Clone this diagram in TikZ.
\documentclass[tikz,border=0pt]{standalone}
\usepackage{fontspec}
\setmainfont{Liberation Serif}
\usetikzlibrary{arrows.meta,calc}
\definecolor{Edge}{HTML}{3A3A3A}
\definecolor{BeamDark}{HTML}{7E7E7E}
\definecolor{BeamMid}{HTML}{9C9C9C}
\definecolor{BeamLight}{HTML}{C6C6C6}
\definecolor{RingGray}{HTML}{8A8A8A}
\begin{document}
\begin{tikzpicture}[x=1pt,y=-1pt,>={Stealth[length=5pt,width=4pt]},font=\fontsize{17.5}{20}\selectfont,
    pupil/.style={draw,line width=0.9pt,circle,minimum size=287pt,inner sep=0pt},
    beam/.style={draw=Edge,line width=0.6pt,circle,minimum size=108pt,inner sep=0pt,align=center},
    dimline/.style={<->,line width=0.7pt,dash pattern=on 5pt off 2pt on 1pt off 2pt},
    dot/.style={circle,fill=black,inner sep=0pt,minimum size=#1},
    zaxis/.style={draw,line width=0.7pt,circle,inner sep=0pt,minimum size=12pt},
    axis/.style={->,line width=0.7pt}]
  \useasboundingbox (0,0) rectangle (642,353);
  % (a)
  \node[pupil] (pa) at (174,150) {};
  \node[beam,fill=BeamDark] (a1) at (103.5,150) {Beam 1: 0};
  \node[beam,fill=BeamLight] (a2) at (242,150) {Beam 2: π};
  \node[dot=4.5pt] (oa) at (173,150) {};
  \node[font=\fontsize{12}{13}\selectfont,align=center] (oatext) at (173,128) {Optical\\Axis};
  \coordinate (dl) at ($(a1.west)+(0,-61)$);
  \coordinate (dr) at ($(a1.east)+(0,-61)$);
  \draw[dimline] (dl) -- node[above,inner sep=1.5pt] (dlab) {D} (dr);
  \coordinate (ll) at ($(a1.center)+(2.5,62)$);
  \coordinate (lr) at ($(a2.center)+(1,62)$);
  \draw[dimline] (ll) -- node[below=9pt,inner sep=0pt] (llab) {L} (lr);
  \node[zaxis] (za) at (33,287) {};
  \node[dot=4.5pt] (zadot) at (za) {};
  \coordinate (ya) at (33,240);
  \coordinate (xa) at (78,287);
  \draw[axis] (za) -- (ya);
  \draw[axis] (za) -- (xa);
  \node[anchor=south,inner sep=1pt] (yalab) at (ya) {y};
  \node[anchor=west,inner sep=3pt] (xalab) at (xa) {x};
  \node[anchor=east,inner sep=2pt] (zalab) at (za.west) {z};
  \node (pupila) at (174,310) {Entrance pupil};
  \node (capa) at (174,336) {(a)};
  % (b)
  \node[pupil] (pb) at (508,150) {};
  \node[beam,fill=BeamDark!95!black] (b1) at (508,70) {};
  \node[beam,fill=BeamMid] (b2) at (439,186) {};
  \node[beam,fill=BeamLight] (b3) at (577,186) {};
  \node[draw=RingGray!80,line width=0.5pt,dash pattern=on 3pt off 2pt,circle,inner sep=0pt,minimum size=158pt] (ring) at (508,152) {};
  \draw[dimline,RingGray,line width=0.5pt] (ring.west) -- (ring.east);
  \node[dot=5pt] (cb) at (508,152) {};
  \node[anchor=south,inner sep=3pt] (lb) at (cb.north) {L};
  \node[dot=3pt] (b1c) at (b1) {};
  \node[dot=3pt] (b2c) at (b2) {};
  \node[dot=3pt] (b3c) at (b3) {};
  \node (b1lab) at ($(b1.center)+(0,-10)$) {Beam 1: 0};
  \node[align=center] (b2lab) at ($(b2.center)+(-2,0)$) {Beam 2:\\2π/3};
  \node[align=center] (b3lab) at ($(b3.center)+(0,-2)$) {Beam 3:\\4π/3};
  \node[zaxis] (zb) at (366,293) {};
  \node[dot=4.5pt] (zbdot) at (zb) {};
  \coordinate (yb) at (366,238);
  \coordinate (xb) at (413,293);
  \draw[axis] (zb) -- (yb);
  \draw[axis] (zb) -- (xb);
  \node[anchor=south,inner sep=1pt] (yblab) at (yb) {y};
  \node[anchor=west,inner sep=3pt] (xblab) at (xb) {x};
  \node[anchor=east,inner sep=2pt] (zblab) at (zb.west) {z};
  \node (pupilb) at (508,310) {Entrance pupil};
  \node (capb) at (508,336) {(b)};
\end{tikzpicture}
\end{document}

---+---

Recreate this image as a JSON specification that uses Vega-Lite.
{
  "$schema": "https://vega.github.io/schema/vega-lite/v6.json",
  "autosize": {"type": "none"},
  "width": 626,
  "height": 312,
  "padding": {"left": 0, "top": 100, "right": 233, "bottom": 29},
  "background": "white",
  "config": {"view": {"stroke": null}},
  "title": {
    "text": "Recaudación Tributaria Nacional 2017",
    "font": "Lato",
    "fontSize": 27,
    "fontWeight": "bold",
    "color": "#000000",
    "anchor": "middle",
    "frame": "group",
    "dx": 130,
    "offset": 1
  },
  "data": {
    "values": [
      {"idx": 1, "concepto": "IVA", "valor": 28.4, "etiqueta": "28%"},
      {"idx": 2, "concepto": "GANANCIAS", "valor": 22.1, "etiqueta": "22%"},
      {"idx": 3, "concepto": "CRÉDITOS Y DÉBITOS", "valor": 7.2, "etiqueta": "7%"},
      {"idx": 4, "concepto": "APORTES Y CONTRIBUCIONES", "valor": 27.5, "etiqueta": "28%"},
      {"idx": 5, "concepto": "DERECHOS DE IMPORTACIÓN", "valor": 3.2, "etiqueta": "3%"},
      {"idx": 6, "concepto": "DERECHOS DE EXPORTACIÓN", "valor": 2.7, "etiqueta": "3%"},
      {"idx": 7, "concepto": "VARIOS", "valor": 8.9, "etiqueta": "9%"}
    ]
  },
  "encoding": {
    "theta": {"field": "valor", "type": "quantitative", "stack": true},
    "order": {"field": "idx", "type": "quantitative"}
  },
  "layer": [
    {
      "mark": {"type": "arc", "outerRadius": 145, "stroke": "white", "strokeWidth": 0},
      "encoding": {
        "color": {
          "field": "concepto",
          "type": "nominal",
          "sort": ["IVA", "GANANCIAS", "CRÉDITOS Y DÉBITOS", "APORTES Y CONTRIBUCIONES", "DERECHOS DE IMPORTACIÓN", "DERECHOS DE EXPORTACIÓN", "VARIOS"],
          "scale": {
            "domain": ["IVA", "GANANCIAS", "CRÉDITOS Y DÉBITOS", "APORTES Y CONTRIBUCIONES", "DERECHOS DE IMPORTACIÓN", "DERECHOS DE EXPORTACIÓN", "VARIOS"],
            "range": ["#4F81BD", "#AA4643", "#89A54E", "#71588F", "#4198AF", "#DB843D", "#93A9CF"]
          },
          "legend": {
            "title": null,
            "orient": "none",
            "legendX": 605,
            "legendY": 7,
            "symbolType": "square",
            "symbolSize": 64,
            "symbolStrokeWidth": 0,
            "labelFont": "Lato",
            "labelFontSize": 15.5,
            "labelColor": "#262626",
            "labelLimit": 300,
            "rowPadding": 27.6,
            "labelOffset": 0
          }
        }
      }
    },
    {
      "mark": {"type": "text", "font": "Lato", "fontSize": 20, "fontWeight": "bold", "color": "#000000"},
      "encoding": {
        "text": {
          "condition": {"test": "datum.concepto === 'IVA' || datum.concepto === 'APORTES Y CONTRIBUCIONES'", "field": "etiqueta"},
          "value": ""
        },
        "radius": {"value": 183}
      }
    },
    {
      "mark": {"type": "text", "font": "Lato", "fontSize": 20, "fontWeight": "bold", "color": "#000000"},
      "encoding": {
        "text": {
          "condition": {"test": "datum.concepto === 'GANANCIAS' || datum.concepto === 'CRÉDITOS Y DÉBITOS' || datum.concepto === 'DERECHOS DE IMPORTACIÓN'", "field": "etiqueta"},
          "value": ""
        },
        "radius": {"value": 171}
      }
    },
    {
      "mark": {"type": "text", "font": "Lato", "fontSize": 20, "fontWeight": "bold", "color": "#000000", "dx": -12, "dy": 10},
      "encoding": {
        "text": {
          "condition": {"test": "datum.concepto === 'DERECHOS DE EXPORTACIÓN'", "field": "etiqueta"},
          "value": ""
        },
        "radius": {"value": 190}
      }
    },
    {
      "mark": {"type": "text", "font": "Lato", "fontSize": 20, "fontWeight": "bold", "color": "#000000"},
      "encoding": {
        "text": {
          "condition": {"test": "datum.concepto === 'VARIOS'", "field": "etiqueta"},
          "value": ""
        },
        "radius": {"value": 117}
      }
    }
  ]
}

---+---

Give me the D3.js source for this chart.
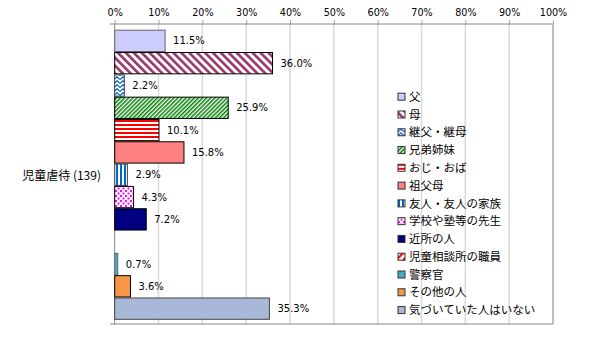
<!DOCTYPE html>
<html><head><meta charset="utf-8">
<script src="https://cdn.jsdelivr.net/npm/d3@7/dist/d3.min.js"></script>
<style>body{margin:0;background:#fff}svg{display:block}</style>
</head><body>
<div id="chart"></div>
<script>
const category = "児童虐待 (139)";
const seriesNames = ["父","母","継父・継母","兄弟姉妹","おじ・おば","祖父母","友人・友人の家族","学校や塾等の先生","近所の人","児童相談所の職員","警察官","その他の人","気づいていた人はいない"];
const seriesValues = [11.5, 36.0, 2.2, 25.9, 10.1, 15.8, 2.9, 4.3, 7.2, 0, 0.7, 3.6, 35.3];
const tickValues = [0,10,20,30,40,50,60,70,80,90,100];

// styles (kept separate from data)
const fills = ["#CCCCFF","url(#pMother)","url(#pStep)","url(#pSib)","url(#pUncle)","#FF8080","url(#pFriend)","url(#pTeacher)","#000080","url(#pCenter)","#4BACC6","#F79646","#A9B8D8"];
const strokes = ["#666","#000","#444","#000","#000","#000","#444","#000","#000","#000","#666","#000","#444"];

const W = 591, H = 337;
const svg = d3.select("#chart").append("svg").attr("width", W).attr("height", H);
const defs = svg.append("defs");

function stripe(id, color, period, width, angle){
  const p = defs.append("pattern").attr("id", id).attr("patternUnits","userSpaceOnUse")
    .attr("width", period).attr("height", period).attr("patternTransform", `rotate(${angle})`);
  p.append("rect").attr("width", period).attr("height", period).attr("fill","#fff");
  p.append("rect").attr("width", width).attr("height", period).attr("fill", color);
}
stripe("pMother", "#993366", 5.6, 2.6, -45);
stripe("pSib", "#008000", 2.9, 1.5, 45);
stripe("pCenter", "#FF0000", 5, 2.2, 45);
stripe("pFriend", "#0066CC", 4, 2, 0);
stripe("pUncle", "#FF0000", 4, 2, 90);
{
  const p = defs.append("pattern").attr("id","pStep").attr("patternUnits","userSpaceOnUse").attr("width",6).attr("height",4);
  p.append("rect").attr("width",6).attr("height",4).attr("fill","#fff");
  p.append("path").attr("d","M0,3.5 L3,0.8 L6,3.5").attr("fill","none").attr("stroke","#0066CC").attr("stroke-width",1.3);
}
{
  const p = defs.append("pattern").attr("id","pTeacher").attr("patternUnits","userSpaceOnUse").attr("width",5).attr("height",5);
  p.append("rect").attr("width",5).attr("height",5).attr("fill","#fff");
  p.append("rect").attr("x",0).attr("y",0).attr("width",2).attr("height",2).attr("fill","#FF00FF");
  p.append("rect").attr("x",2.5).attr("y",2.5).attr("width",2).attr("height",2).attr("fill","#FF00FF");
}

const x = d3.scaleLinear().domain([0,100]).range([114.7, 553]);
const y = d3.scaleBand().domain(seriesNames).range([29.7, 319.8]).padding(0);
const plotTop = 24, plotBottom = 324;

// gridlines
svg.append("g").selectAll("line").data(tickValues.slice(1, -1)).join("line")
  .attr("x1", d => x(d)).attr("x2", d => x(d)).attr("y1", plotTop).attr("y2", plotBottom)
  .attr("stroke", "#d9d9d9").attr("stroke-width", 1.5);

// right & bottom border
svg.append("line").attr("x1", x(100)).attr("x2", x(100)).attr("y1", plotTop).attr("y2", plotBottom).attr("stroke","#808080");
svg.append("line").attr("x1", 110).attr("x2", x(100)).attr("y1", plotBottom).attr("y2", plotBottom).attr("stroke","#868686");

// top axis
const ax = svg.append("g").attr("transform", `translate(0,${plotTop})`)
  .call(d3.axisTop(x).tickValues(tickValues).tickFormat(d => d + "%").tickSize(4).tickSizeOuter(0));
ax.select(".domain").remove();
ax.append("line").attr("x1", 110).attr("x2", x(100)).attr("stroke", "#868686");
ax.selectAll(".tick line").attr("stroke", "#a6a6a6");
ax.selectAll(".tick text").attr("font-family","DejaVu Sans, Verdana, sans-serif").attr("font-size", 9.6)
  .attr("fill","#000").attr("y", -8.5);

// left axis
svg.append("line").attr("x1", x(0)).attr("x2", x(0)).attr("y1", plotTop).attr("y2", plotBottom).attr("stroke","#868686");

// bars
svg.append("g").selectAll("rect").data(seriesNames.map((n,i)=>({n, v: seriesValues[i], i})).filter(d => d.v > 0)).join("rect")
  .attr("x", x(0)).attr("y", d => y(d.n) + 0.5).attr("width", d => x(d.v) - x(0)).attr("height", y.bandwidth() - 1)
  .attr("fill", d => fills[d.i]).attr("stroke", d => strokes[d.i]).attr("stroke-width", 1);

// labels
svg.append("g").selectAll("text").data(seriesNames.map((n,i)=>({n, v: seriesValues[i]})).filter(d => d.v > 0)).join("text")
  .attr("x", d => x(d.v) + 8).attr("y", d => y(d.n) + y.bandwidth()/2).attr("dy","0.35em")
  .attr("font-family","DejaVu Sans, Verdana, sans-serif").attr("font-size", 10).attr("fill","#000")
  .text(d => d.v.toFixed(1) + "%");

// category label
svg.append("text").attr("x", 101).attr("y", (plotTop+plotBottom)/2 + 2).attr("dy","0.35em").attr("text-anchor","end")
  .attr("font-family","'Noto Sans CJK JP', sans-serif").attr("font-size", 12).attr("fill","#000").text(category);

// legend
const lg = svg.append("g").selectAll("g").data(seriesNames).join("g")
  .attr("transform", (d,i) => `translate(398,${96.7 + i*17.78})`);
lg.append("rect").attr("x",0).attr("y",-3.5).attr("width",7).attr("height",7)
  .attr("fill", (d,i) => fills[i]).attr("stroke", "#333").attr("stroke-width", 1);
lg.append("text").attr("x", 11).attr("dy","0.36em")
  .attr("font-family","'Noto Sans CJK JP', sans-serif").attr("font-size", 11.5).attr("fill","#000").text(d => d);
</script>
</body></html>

---+---

**Prompt**
Of the lines above, copy only those from the one holding "Give me the D3.js source for this chart." to the one holding "const tickValues = [0,10,20,30,40,50,60,70,80,90,100];", both included, and exclude every image.

**Solution to the problem**
Give me the D3.js source for this chart.
<!DOCTYPE html>
<html><head><meta charset="utf-8">
<script src="https://cdn.jsdelivr.net/npm/d3@7/dist/d3.min.js"></script>
<style>body{margin:0;background:#fff}svg{display:block}</style>
</head><body>
<div id="chart"></div>
<script>
const category = "児童虐待 (139)";
const seriesNames = ["父","母","継父・継母","兄弟姉妹","おじ・おば","祖父母","友人・友人の家族","学校や塾等の先生","近所の人","児童相談所の職員","警察官","その他の人","気づいていた人はいない"];
const seriesValues = [11.5, 36.0, 2.2, 25.9, 10.1, 15.8, 2.9, 4.3, 7.2, 0, 0.7, 3.6, 35.3];
const tickValues = [0,10,20,30,40,50,60,70,80,90,100];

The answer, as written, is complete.